Tuesday, January 27, 2009

The Relational Reinterpretation Hypothesis Anno 1840

Last year Penn, Holyoak, and Povinelli published a quite controversial article called "Darwin's mistake: Explaining the discontinuity between human and nonhuman minds."
In it they argued that what is special about human cognition is our innate analogical ability, an ability to reinterpret sensory and cognitve data in terms of abstract relational terms.
The system enabling "higher order, abstract, role-governed, relational reasoning” is grafted on top of our primate cognitive system and explains why our cognitive capacities are so widely different from that of other animals.

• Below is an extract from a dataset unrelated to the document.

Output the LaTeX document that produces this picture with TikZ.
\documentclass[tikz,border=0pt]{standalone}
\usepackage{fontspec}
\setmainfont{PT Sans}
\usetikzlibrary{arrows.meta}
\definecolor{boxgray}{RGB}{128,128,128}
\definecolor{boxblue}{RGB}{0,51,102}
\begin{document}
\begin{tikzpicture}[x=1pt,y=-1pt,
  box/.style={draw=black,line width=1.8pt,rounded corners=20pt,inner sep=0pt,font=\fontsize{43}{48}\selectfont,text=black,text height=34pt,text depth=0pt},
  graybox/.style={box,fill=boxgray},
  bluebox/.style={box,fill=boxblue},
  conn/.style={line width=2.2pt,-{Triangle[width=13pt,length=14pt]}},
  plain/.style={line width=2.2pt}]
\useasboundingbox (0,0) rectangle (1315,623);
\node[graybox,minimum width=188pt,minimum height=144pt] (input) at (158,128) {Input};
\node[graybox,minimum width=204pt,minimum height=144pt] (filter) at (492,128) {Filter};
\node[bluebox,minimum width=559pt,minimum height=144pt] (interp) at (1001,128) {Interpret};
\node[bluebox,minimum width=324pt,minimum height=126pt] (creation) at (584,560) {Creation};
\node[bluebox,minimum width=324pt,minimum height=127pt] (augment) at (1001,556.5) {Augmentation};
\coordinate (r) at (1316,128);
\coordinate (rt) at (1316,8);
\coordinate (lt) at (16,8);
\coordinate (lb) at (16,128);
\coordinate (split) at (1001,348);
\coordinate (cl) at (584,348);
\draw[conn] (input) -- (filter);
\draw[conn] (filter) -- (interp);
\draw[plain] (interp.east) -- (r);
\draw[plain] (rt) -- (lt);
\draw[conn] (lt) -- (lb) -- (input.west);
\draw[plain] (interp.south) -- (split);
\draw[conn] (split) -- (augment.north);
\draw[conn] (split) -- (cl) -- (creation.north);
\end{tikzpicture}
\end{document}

The main tenet of this proposal is shared by many researchers, as seen, for example, in Anette Karmilof-Smith's (1992) concept of "Representational Redescription" Hypothesis or Jean Mandler's (2004) "perceptual meaning analysis"
"as the central, attentive process that redescribes attended perceptual information into a simpler and conceptual (accessible) form."

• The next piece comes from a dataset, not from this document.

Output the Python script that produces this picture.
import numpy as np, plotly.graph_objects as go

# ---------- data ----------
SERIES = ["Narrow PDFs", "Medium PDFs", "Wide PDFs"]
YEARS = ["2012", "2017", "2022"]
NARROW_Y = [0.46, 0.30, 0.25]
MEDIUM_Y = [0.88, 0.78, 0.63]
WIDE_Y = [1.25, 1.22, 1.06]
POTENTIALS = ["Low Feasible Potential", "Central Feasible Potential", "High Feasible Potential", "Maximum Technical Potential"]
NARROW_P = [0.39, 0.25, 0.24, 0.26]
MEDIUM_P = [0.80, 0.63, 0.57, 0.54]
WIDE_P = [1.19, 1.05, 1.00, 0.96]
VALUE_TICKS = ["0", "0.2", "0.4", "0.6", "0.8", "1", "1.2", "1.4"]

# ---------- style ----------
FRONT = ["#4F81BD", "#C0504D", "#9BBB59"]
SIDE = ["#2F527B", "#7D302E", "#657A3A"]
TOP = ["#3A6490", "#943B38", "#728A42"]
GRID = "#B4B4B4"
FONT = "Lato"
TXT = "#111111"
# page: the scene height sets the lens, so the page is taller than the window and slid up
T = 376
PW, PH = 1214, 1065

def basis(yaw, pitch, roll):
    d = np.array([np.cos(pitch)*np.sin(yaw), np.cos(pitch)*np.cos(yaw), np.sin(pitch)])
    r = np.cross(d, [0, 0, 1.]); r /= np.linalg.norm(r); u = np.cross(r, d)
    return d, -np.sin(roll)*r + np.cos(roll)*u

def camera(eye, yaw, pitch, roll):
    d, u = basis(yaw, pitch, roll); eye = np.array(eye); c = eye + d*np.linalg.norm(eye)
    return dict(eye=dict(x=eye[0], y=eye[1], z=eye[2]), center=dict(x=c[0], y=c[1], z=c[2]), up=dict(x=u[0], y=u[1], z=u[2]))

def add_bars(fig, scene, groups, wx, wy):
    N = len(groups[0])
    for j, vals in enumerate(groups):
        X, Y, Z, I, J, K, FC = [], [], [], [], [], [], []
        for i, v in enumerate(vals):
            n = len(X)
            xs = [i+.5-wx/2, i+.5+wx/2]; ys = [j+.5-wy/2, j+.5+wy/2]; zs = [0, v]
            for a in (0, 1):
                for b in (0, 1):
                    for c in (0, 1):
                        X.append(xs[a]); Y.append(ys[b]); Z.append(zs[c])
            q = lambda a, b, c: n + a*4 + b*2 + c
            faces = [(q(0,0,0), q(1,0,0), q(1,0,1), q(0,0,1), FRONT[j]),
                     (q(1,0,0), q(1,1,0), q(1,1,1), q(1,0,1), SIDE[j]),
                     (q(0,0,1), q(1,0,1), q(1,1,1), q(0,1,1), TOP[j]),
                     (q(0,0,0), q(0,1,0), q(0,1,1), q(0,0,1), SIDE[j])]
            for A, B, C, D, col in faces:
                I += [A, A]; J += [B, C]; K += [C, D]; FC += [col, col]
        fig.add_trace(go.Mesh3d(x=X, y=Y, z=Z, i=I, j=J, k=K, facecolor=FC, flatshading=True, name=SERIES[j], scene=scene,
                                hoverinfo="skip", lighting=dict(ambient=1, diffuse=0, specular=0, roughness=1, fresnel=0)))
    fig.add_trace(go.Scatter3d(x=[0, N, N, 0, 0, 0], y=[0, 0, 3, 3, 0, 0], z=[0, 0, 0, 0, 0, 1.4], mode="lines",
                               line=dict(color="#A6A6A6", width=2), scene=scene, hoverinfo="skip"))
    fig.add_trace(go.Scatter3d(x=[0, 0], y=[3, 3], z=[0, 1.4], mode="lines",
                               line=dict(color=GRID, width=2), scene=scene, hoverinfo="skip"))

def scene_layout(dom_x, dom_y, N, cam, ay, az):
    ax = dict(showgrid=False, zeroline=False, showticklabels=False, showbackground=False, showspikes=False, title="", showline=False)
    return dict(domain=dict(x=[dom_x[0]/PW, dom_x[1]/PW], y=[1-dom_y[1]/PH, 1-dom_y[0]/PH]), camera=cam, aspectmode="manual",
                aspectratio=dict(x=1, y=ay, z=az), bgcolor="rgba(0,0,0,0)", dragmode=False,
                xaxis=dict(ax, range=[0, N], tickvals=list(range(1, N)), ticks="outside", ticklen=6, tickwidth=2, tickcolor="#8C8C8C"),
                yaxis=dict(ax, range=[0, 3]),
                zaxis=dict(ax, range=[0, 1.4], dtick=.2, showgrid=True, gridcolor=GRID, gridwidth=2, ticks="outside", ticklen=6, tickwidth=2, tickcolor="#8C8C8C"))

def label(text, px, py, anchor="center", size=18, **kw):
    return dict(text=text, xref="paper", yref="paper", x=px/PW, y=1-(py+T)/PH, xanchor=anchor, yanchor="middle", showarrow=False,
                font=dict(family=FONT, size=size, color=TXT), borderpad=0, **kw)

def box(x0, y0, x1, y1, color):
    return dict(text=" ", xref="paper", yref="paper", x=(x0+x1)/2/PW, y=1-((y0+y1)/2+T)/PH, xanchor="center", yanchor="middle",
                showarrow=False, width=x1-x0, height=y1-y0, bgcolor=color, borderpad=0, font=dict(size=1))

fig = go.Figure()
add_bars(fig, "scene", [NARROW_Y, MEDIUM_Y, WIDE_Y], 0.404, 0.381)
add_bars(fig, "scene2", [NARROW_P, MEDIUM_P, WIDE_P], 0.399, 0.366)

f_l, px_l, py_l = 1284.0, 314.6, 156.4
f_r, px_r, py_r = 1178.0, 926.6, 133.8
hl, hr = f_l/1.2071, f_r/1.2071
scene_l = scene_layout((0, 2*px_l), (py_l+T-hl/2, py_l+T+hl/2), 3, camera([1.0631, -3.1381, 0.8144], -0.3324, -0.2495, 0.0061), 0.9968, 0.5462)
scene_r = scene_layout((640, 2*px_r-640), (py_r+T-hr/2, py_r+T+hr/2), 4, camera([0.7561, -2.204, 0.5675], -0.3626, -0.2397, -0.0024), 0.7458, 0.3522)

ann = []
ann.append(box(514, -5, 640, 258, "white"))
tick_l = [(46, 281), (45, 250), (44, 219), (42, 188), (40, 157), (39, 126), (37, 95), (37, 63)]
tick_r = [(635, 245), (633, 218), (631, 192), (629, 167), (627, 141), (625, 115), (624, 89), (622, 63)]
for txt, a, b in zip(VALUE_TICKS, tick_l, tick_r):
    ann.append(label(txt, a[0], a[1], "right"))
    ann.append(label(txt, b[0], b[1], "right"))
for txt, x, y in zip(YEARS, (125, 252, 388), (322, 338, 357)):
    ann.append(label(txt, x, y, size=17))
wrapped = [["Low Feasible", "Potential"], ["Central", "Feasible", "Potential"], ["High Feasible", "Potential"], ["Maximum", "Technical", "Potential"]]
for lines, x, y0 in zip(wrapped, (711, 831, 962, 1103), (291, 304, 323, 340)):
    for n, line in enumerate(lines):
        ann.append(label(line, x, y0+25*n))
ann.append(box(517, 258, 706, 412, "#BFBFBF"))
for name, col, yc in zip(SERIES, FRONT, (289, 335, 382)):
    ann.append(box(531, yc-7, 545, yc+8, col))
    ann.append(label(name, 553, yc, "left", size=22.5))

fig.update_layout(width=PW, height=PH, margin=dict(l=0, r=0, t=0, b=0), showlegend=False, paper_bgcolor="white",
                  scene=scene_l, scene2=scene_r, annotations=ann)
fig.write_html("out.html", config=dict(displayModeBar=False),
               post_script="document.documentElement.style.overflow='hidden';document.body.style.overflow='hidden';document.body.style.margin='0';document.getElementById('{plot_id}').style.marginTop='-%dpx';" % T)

Interestingly, I just found a similar proposal in John Pringle Nichol's "Views of the Architecture of the Heavens" from 1840, although I am quite sure that similar views can be traced much farther back in time :

"We are bound by the inherent necessities of our Being to search for the explanation of every fact or phenomenon, through its relations with some actual order, present or past" (281).

References:

Karmiloff-Smith, Anette (1992): Beyond modularity: A developmental perspective on cognitive science. Cambridge, MA: MIT Press.

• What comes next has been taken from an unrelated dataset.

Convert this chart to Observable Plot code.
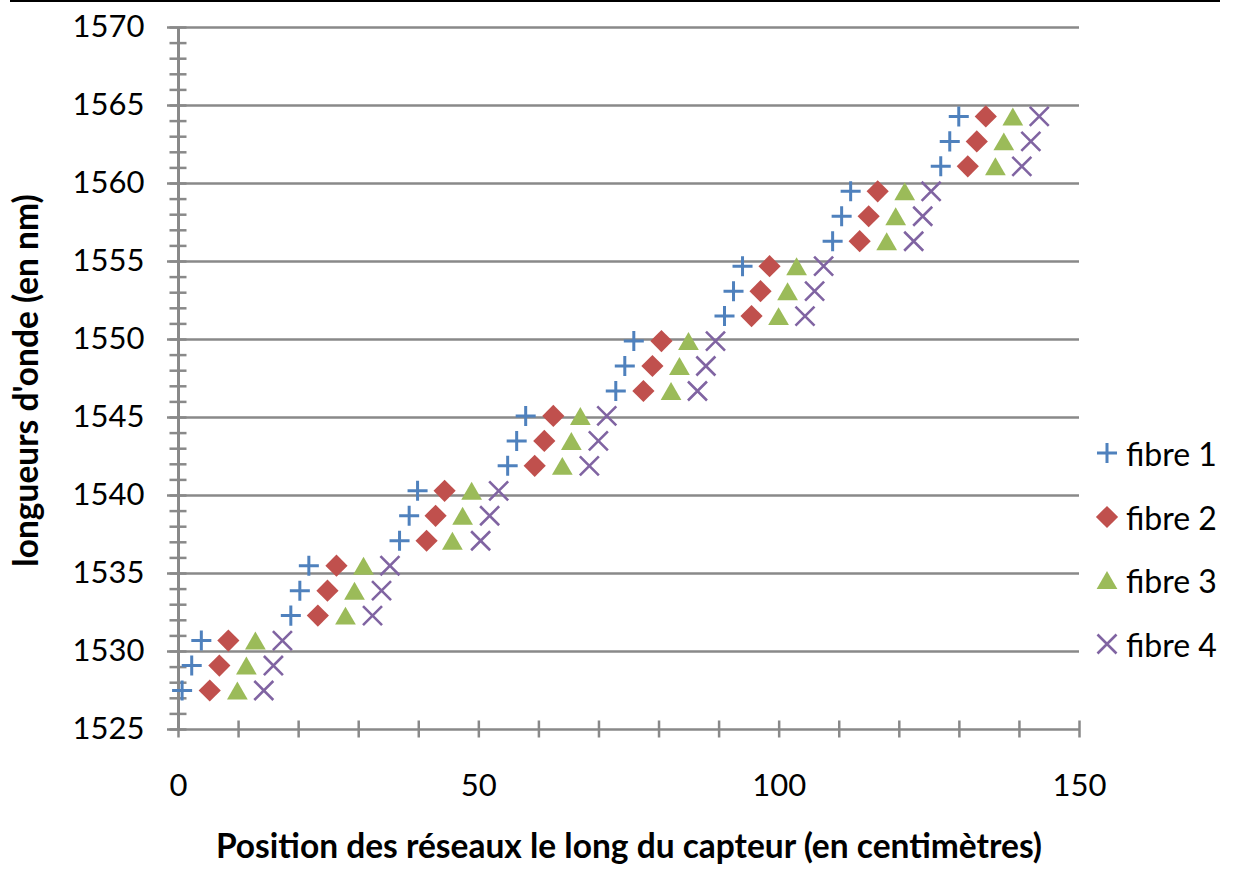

Mandler, Jean (2004): A synopsis of The foundations of mind. In: Developmental Science 7:5 , 499–505.

Nichol, John Pringle (1840/1851) Views of the Architecture of the Heavens. London.

Penn, Derek C, Keith J. Holyoak. and Daniel J. Povinelli (2008): Darwin's mistake: Explaining the discontinuity between human and nonhuman minds. In: Behavioral and Brain Sciences (31:2): 109-130.